Records with drawing code:
● ● ● ● ●
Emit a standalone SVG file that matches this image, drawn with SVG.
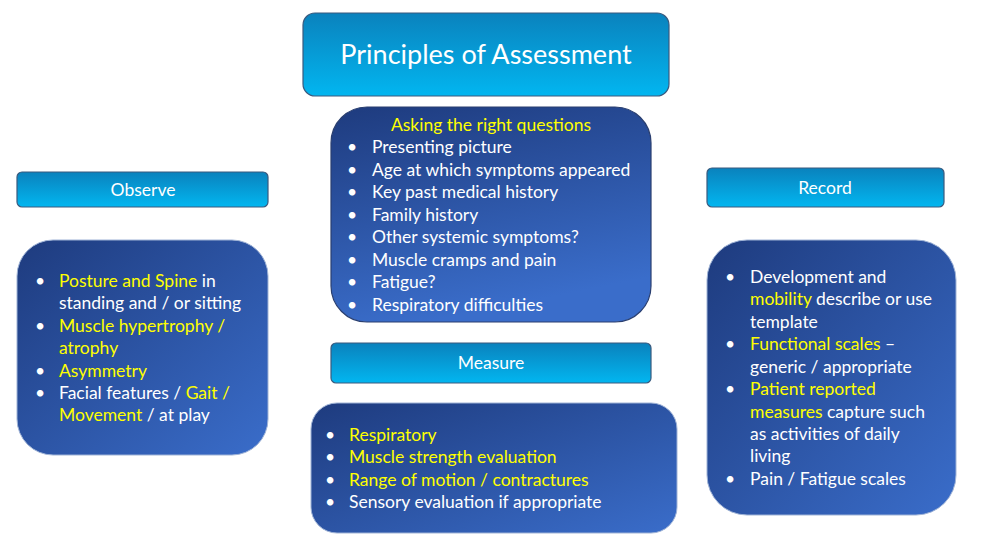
<svg xmlns="http://www.w3.org/2000/svg" width="1000" height="560" viewBox="0 0 1000 560">
<defs>
<linearGradient id="hdr" x1="0" y1="0" x2="0" y2="1">
<stop offset="0" stop-color="#0a82bd"/>
<stop offset="1" stop-color="#02b6f0"/>
</linearGradient>
<linearGradient id="body" x1="0" y1="0" x2="1" y2="1">
<stop offset="0" stop-color="#1e3b7e"/>
<stop offset="1" stop-color="#3a6dca"/>
</linearGradient>
<linearGradient id="bodyV" x1="0" y1="0" x2="0.3" y2="1">
<stop offset="0" stop-color="#1e3b7e"/>
<stop offset="1" stop-color="#3a6dca"/>
</linearGradient>
</defs>
<style>
.hdr{fill:url(#hdr);stroke:#3a5a7e;stroke-width:1.2}
.body{fill:url(#body);stroke:#9fb3d6;stroke-width:1}
.bodyV{fill:url(#bodyV);stroke:#2a3f70;stroke-width:1.2}
text{font-family:Lato,"Open Sans","Liberation Sans",sans-serif;font-size:17.5px;fill:#ffffff}
.h{font-size:17.5px;text-anchor:middle}
.t{font-size:27px;text-anchor:middle}
.y{fill:#ffff00}
.c{text-anchor:middle}
</style>
<rect width="1000" height="560" fill="#ffffff"/>
<g id="title">
<rect class="hdr" x="303" y="13" width="366" height="83" rx="12"/>
<text class="t" x="486" y="64">Principles of Assessment</text>
</g>
<g id="questions">
<rect class="bodyV" x="331" y="107" width="320" height="215" rx="36"/>
<text class="c y" x="491" y="131">Asking the right questions</text>
<text x="347" y="153">•</text><text x="372" y="153">Presenting picture</text>
<text x="347" y="176">•</text><text x="372" y="176">Age at which symptoms appeared</text>
<text x="347" y="198">•</text><text x="372" y="198">Key past medical history</text>
<text x="347" y="221">•</text><text x="372" y="221">Family history</text>
<text x="347" y="243">•</text><text x="372" y="243">Other systemic symptoms?</text>
<text x="347" y="266">•</text><text x="372" y="266">Muscle cramps and pain</text>
<text x="347" y="288">•</text><text x="372" y="288">Fatigue?</text>
<text x="347" y="311">•</text><text x="372" y="311">Respiratory difficulties</text>
</g>
<g id="observe-header">
<rect class="hdr" x="17" y="172" width="251" height="35" rx="5"/>
<text class="h" x="143" y="196">Observe</text>
</g>
<g id="observe">
<rect class="body" x="17" y="240" width="251" height="215" rx="36"/>
<text x="35" y="287">•</text><text x="59" y="287"><tspan class="y">Posture and Spine</tspan> in</text>
<text x="59" y="309">standing and / or sitting</text>
<text x="35" y="332">•</text><text class="y" x="59" y="332">Muscle hypertrophy /</text>
<text class="y" x="59" y="354">atrophy</text>
<text x="35" y="377">•</text><text class="y" x="59" y="377">Asymmetry</text>
<text x="35" y="399">•</text><text x="59" y="399">Facial features / <tspan class="y">Gait /</tspan></text>
<text x="59" y="421"><tspan class="y">Movement</tspan> / at play</text>
</g>
<g id="record-header">
<rect class="hdr" x="707" y="168" width="237" height="39" rx="5"/>
<text class="h" x="825" y="194">Record</text>
</g>
<g id="record">
<rect class="body" x="707" y="240" width="249" height="275" rx="40"/>
<text x="725" y="283">•</text><text x="750" y="283">Development and</text>
<text x="750" y="305"><tspan class="y">mobility</tspan> describe or use</text>
<text x="750" y="328">template</text>
<text x="725" y="350">•</text><text x="750" y="350"><tspan class="y">Functional scales</tspan> –</text>
<text x="750" y="373">generic / appropriate</text>
<text x="725" y="395">•</text><text class="y" x="750" y="395">Patient reported</text>
<text x="750" y="418"><tspan class="y">measures</tspan> capture such</text>
<text x="750" y="440">as activities of daily</text>
<text x="750" y="462">living</text>
<text x="725" y="485">•</text><text x="750" y="485">Pain / Fatigue scales</text>
</g>
<g id="measure-header">
<rect class="hdr" x="331" y="343" width="320" height="40" rx="5"/>
<text class="h" x="491" y="369">Measure</text>
</g>
<g id="measure">
<rect class="body" x="311" y="403" width="366" height="130" rx="26"/>
<text x="325" y="441">•</text><text class="y" x="349" y="441">Respiratory</text>
<text x="325" y="463">•</text><text class="y" x="349" y="463">Muscle strength evaluation</text>
<text x="325" y="486">•</text><text class="y" x="349" y="486">Range of motion / contractures</text>
<text x="325" y="508">•</text><text x="349" y="508">Sensory evaluation if appropriate</text>
</g>
<g id="connectors"></g>
</svg>
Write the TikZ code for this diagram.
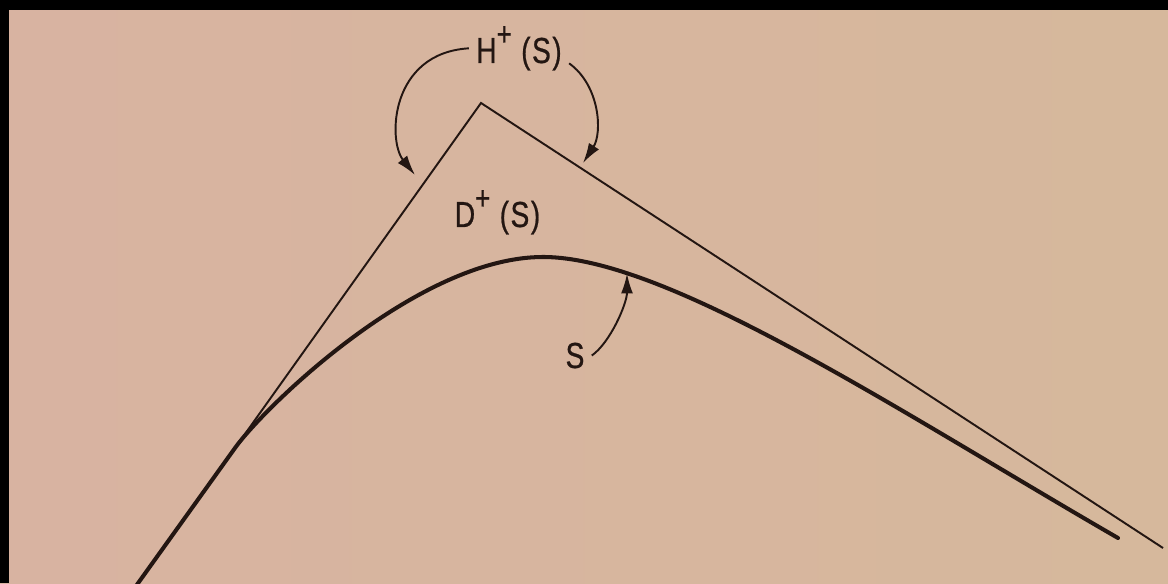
\documentclass[tikz,border=0pt]{standalone}
\usepackage{fontspec}
\usetikzlibrary{arrows.meta}
\newfontfamily\lettering[FakeStretch=0.78,LetterSpace=4,FakeBold=0.6]{Liberation Sans}
\newcommand{\upplus}{\raisebox{10pt}{\fontsize{19}{19}\selectfont +}}
\definecolor{paperL}{RGB}{216,179,161}
\definecolor{paperR}{RGB}{214,184,156}
\definecolor{ink}{RGB}{35,22,18}

\begin{document}
\begin{tikzpicture}[
  edge/.style={draw=ink, line width=1.1pt, line join=miter},
  surface/.style={draw=ink, line width=2.3pt, line cap=round},
  pointer/.style={draw=ink, line width=1.1pt, -{Latex[length=4mm, width=2.4mm]}},
  lbl/.style={font=\lettering\fontsize{20.6}{24}\selectfont, text=ink, inner sep=4pt, anchor=base},
]
  % Page
  \shade[left color=paperL, right color=paperR] (0,0) rectangle (23.36,11.66);
  \useasboundingbox (0,0) rectangle (23.36,11.66);

  % Points of the cone and the surface
  \coordinate (base) at (2.62,-0.2);
  \coordinate (join) at (4.70,2.70);
  \coordinate (apex) at (9.62,9.60);
  \coordinate (farend) at (23.26,0.70);
  \coordinate (top) at (10.86,6.52);
  \coordinate (tail) at (22.36,0.90);

  % Cone edges
  \draw[edge] (join) -- (apex) -- (farend);

  % Surface S
  \draw[surface] (base) -- (join)
    .. controls (5.28,3.51) and (8.36,6.52) .. (top)
    .. controls (13.36,6.52) and (18.03,3.40) .. (tail);

  % Labels
  \node[lbl] (hlabel) at (10.38,10.40) {H\upplus\ (S)};
  \node[lbl] (dlabel) at (9.95,7.12) {D\upplus\ (S)};
  \node[lbl] (slabel) at (11.50,4.30) {S};

  % Arrow ends
  \coordinate (hleft) at (8.30,8.16);
  \coordinate (hright) at (11.66,8.40);
  \coordinate (stip) at (12.54,6.19);

  \draw[pointer] (hlabel.west) .. controls (7.8,10.6) and (7.75,8.85) .. (hleft);
  \draw[pointer] ([yshift=-0.3cm]hlabel.east) .. controls (12.0,9.95) and (12.05,9.0) .. (hright);
  \draw[pointer] (slabel.east) .. controls +(35:0.45) and +(0,-0.6) .. (stip);

  % Dark border of the photo
  \fill[black] (0,11.46) rectangle (23.36,11.66);
  \fill[black] (0,0) rectangle (0.18,11.66);
\end{tikzpicture}
\end{document}
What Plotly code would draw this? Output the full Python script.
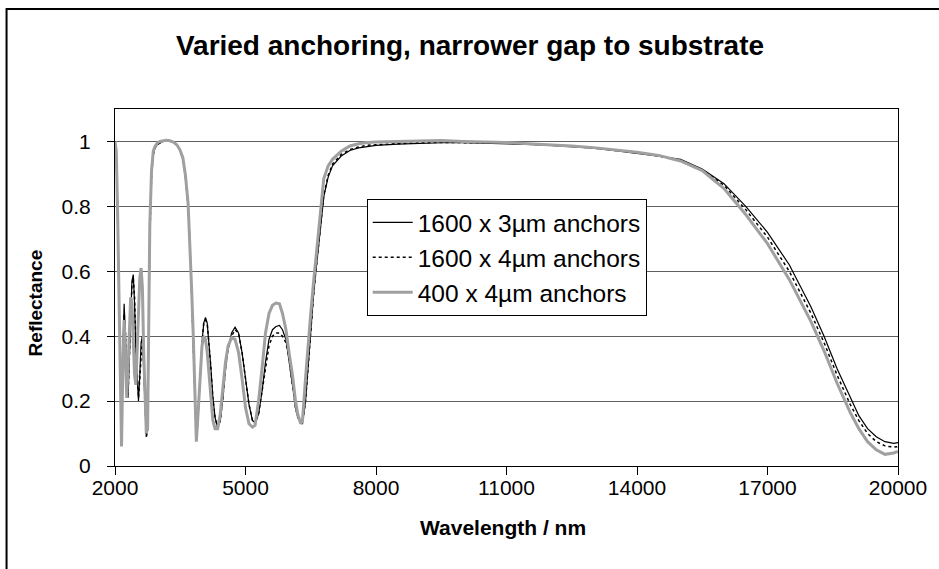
import plotly.graph_objects as go

# ---------------- data ----------------
wavelength = [
    2000, 2030, 2060, 2090, 2120, 2150, 2180, 2210, 2240, 2270, 2300, 2330, 2360, 2390,
    2420, 2450, 2480, 2510, 2540, 2570, 2600, 2630, 2660, 2690, 2720, 2750, 2780, 2800,
    2840, 2880, 2920, 2970, 3030, 3100, 3180, 3260, 3340, 3420, 3490, 3560, 3620, 3680,
    3720, 3760, 3800, 3830, 3870, 3900, 3950, 4000, 4040, 4080, 4120, 4160, 4200, 4250,
    4300, 4360, 4420, 4480, 4540, 4600, 4680, 4760, 4840, 4920, 5000, 5080, 5160, 5220,
    5300, 5380, 5460, 5540, 5620, 5700, 5780, 5850, 5930, 6000, 6080, 6150, 6200, 6270,
    6310, 6380, 6450, 6500, 6560, 6610, 6690, 6800, 6900, 7000, 7200, 7400, 7600, 7800,
    8000, 8500, 9000, 9500, 10000, 10500, 11000, 11500, 12000, 12500, 13000, 13500,
    14000, 14500, 15000, 15500, 16000, 16500, 17000, 17500, 18000, 18300, 18600, 18900,
    19100, 19300, 19500, 19700, 19900, 20000,
]

refl_1600_3um = [
    1.00, 0.95, 0.75, 0.50, 0.25, 0.08, 0.35, 0.50, 0.40, 0.25, 0.21, 0.35, 0.50, 0.57,
    0.59, 0.50, 0.35, 0.25, 0.20, 0.28, 0.38, 0.40, 0.30, 0.15, 0.09, 0.12, 0.45, 0.72,
    0.90, 0.96, 0.98, 0.99, 0.995, 1.00, 1.003, 1.002, 0.998, 0.99, 0.975, 0.945, 0.89,
    0.80, 0.70, 0.55, 0.38, 0.23, 0.08, 0.13, 0.26, 0.38, 0.44, 0.458, 0.44, 0.38, 0.31,
    0.21, 0.15, 0.118, 0.14, 0.21, 0.30, 0.36, 0.41, 0.428, 0.41, 0.35, 0.27, 0.19, 0.14,
    0.134, 0.16, 0.23, 0.32, 0.39, 0.42, 0.43, 0.433, 0.42, 0.39, 0.33, 0.25, 0.18, 0.15,
    0.135, 0.13, 0.20, 0.33, 0.42, 0.52, 0.59, 0.69, 0.83, 0.89, 0.925, 0.955, 0.972,
    0.98, 0.985, 0.988, 0.992, 0.995, 0.996, 0.996, 0.995, 0.994, 0.991, 0.988, 0.984,
    0.979, 0.972, 0.964, 0.955, 0.945, 0.915, 0.87, 0.80, 0.72, 0.62, 0.49, 0.40, 0.30,
    0.21, 0.155, 0.115, 0.09, 0.075, 0.07, 0.072,
]

refl_1600_4um = [
    1.00, 0.96, 0.77, 0.52, 0.27, 0.09, 0.32, 0.47, 0.42, 0.27, 0.22, 0.33, 0.48, 0.56,
    0.58, 0.52, 0.37, 0.27, 0.21, 0.27, 0.36, 0.40, 0.32, 0.17, 0.09, 0.11, 0.42, 0.70,
    0.89, 0.96, 0.98, 0.99, 0.995, 1.00, 1.003, 1.002, 0.998, 0.99, 0.975, 0.945, 0.89,
    0.80, 0.70, 0.55, 0.38, 0.23, 0.08, 0.13, 0.26, 0.38, 0.44, 0.45, 0.44, 0.38, 0.31,
    0.21, 0.15, 0.118, 0.14, 0.21, 0.30, 0.36, 0.40, 0.42, 0.41, 0.35, 0.27, 0.19, 0.14,
    0.13, 0.16, 0.23, 0.31, 0.37, 0.40, 0.41, 0.41, 0.40, 0.38, 0.33, 0.25, 0.18, 0.15,
    0.135, 0.13, 0.20, 0.33, 0.42, 0.52, 0.59, 0.69, 0.835, 0.895, 0.93, 0.96, 0.975,
    0.983, 0.988, 0.99, 0.994, 0.996, 0.997, 0.997, 0.996, 0.995, 0.992, 0.989, 0.985,
    0.980, 0.973, 0.965, 0.955, 0.94, 0.912, 0.865, 0.79, 0.705, 0.60, 0.47, 0.38, 0.28,
    0.19, 0.14, 0.10, 0.075, 0.062, 0.058, 0.06,
]

refl_400_4um = [
    1.00, 0.97, 0.78, 0.55, 0.30, 0.06, 0.30, 0.45, 0.35, 0.21, 0.30, 0.45, 0.52, 0.50,
    0.40, 0.28, 0.25, 0.35, 0.50, 0.58, 0.61, 0.55, 0.35, 0.18, 0.10, 0.12, 0.40, 0.74,
    0.91, 0.97, 0.985, 0.995, 1.00, 1.003, 1.004, 1.002, 0.998, 0.99, 0.975, 0.95, 0.895,
    0.81, 0.70, 0.55, 0.40, 0.225, 0.075, 0.14, 0.27, 0.37, 0.40, 0.39, 0.35, 0.28, 0.20,
    0.14, 0.115, 0.115, 0.16, 0.25, 0.32, 0.37, 0.395, 0.39, 0.35, 0.27, 0.18, 0.13, 0.12,
    0.125, 0.20, 0.30, 0.41, 0.47, 0.495, 0.502, 0.50, 0.47, 0.42, 0.35, 0.28, 0.20, 0.16,
    0.13, 0.14, 0.27, 0.40, 0.47, 0.56, 0.624, 0.726, 0.886, 0.925, 0.945, 0.97, 0.986,
    0.993, 0.997, 0.998, 1.00, 1.002, 1.003, 1.00, 0.999, 0.997, 0.993, 0.99, 0.986,
    0.981, 0.974, 0.967, 0.957, 0.94, 0.91, 0.855, 0.775, 0.685, 0.575, 0.445, 0.355, 0.255,
    0.165, 0.115, 0.075, 0.05, 0.036, 0.04, 0.045,
]

series_names = ["1600 x 3µm anchors", "1600 x 4µm anchors", "400 x 4µm anchors"]
x_ticks = [2000, 5000, 8000, 11000, 14000, 17000, 20000]
y_ticks = [0, 0.2, 0.4, 0.6, 0.8, 1]
y_tick_labels = ["0", "0.2", "0.4", "0.6", "0.8", "1"]

FONT = "Liberation Sans, Arial, sans-serif"

# window geometry (the page body margin is removed by the post script)
W, H = 939, 569
L, R, T, B = 115, 902, 109, 466   # plot area
PW, PH = R - L, B - T


def px(xw):
    return (xw - L) / PW


def py(yw):
    return (B - yw) / PH


fig = go.Figure()
fig.add_trace(go.Scatter(x=wavelength, y=refl_1600_3um, mode="lines", name=series_names[0],
                         line=dict(color="black", width=1.2)))
fig.add_trace(go.Scatter(x=wavelength, y=refl_1600_4um, mode="lines", name=series_names[1],
                         line=dict(color="black", width=1.5, dash="dot")))
fig.add_trace(go.Scatter(x=wavelength, y=refl_400_4um, mode="lines", name=series_names[2],
                         line=dict(color="#a0a0a0", width=3)))

fig.update_layout(
    width=W, height=H,
    margin=dict(l=L, r=W - R, t=T, b=H - B),
    paper_bgcolor="white", plot_bgcolor="white",
    font=dict(family=FONT, color="black", size=21),
    title=dict(text="<b>Varied anchoring, narrower gap to substrate</b>",
               x=470 / W, xref="container", xanchor="center",
               y=1 - 45 / H, yref="container", yanchor="middle",
               font=dict(size=28, family=FONT, color="black")),
    showlegend=True,
    legend=dict(x=px(368), y=py(199), xanchor="left", yanchor="top",
                bgcolor="white", bordercolor="black", borderwidth=1,
                font=dict(size=24.5, family=FONT, color="black"), itemwidth=40,
                tracegroupgap=0),
    xaxis=dict(range=[2000, 20000], tickmode="array", tickvals=x_ticks,
               ticktext=[str(v) for v in x_ticks], showgrid=False, zeroline=False,
               showline=True, linecolor="black", linewidth=1, mirror=True,
               ticks="outside", ticklen=3, tickcolor="black",
               minor=dict(ticks="outside", ticklen=8, tickcolor="black",
                          tickvals=x_ticks, showgrid=False),
               tickfont=dict(size=21, family=FONT, color="black")),
    yaxis=dict(range=[0, 1.1], tickmode="array", tickvals=y_ticks, ticktext=y_tick_labels,
               showgrid=True, gridcolor="#606060", gridwidth=1, zeroline=False,
               showline=True, linecolor="black", linewidth=1, mirror=True,
               ticks="outside", ticklen=7, tickcolor="black", ticklabelstandoff=12,
               tickfont=dict(size=21, family=FONT, color="black")),
    annotations=[
        dict(text="<b>Wavelength / nm</b>", xref="paper", yref="paper",
             x=px(505), y=py(527), xanchor="center", yanchor="middle",
             showarrow=False, font=dict(size=21, family=FONT, color="black")),
        dict(text="<b>Reflectance</b>", xref="paper", yref="paper",
             x=px(35), y=py(303), xanchor="center", yanchor="middle",
             textangle=-90, showarrow=False, font=dict(size=19, family=FONT, color="black")),
    ],
    shapes=[
        dict(type="rect", xref="paper", yref="paper",
             x0=px(6), x1=px(960), y0=py(600), y1=py(9),
             line=dict(color="black", width=2), fillcolor="rgba(0,0,0,0)", layer="below"),
    ],
)

fig.write_html("out.html", config={"displayModeBar": False},
               post_script="document.body.style.margin='0px';")
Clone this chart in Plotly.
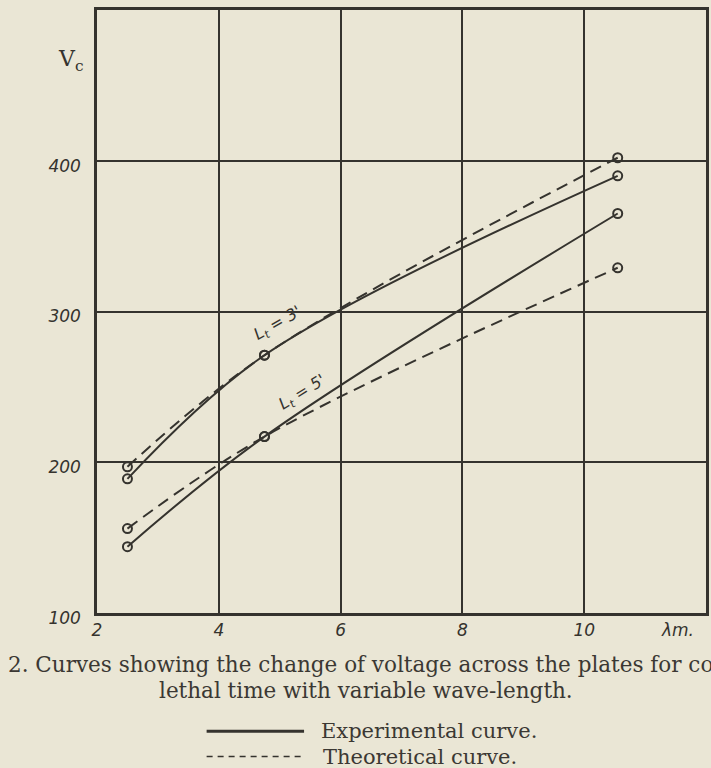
import plotly.graph_objects as go

# ---- data ----
wavelength = [2.5, 4.75, 10.55]          # lambda (m)
exp_lt3 = [189, 271, 390]                # experimental, Lt = 3'
theo_lt3 = [197, 271, 402]               # theoretical, Lt = 3'
exp_lt5 = [144, 217, 365]                # experimental, Lt = 5'
theo_lt5 = [156, 217, 329]               # theoretical, Lt = 5'

x_ticks = [2, 4, 6, 8, 10]
x_tick_text = ["2", "4", "6", "8", "10"]
y_ticks = [100, 200, 300, 400]
y_tick_text = ["100", "200", "300", "400"]

INK = "#35332e"
PAPER = "#eae6d5"
HAND = "DejaVu Sans"

fig = go.Figure()

def add_curve(y, dashed):
    fig.add_trace(go.Scatter(
        x=wavelength, y=y, mode="lines+markers",
        line=dict(color=INK, width=2, shape="spline",
                  dash="12px,7px" if dashed else "solid"),
        marker=dict(symbol="circle-open", size=9, color=INK,
                    line=dict(width=2, color=INK)),
        showlegend=False, hoverinfo="skip",
    ))

add_curve(theo_lt3, True)
add_curve(exp_lt3, False)
add_curve(theo_lt5, True)
add_curve(exp_lt5, False)

fig.update_xaxes(
    range=[2, 12], tickvals=x_ticks, ticktext=x_tick_text,
    showgrid=True, gridcolor=INK, gridwidth=1.8, zeroline=False,
    showline=True, mirror=True, linecolor=INK, linewidth=2.5,
    ticks="", ticklabelstandoff=0,
    tickfont=dict(family=HAND, size=17, color=INK, style="italic"),
)
fig.update_yaxes(
    range=[100, 500], tickvals=y_ticks, ticktext=y_tick_text,
    showgrid=True, gridcolor=INK, gridwidth=1.8, zeroline=False,
    showline=True, mirror=True, linecolor=INK, linewidth=2.5,
    ticks="", ticklabelstandoff=10, ticklabelshift=5,
    tickfont=dict(family=HAND, size=17, color=INK, style="italic"),
)

ann = []
# axis labels
ann.append(dict(text="V<sub>c</sub>", xref="paper", yref="paper",
                x=-0.068, y=0.944, showarrow=False,
                font=dict(family="DejaVu Serif", size=22, color=INK)))
ann.append(dict(text="λm.", xref="paper", yref="paper",
                x=0.983, y=-0.048, showarrow=False,
                font=dict(family=HAND, size=17, color=INK, style="italic")))
# curve labels
ann.append(dict(text="L<sub>t</sub> = 3'", x=4.97, y=292, showarrow=False,
                textangle=-30,
                font=dict(family=HAND, size=16, color=INK, style="italic")))
ann.append(dict(text="L<sub>t</sub> = 5'", x=5.38, y=246, showarrow=False,
                textangle=-32,
                font=dict(family=HAND, size=16, color=INK, style="italic")))
# caption
CAP = dict(family="DejaVu Serif", size=21.5, color="#3b3833")
ann.append(dict(text="2. Curves showing the change of voltage across the plates for co",
                xref="paper", yref="paper", x=-0.150, y=-0.086,
                xanchor="left", yanchor="middle", showarrow=False, font=CAP))
ann.append(dict(text="lethal time with variable wave-length.",
                xref="paper", yref="paper", x=0.441, y=-0.128,
                xanchor="center", yanchor="middle", showarrow=False, font=CAP))
CAP2 = dict(family="DejaVu Serif", size=21, color="#3b3833")
ann.append(dict(text="Experimental curve.",
                xref="paper", yref="paper", x=0.364, y=-0.196,
                xanchor="left", yanchor="middle", showarrow=False, font=CAP2))
ann.append(dict(text="Theoretical curve.",
                xref="paper", yref="paper", x=0.367, y=-0.238,
                xanchor="left", yanchor="middle", showarrow=False, font=CAP2))

shapes = [
    dict(type="line", xref="paper", yref="paper", x0=0.180, x1=0.340,
         y0=-0.196, y1=-0.196, line=dict(color=INK, width=3)),
    dict(type="line", xref="paper", yref="paper", x0=0.180, x1=0.340,
         y0=-0.238, y1=-0.238, line=dict(color=INK, width=1.5, dash="6px,5px")),
]

fig.update_layout(
    width=711, height=768,
    margin=dict(l=97, r=2, t=10, b=155),
    paper_bgcolor=PAPER, plot_bgcolor=PAPER,
    annotations=ann, shapes=shapes,
    showlegend=False,
)

fig.write_html(
    "out.html",
    config={"displayModeBar": False},
    post_script="document.body.style.margin='0';document.body.style.overflow='hidden';",
)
● ● ● ● ●
GOAL: Show the lines of the data that hold the word "this".

TASK ANSWER:
Emit a standalone SVG file that matches this image, drawn with SVG.
Write the TikZ code for this diagram.
What Plotly code would draw this? Output the full Python script.
Clone this chart in Plotly.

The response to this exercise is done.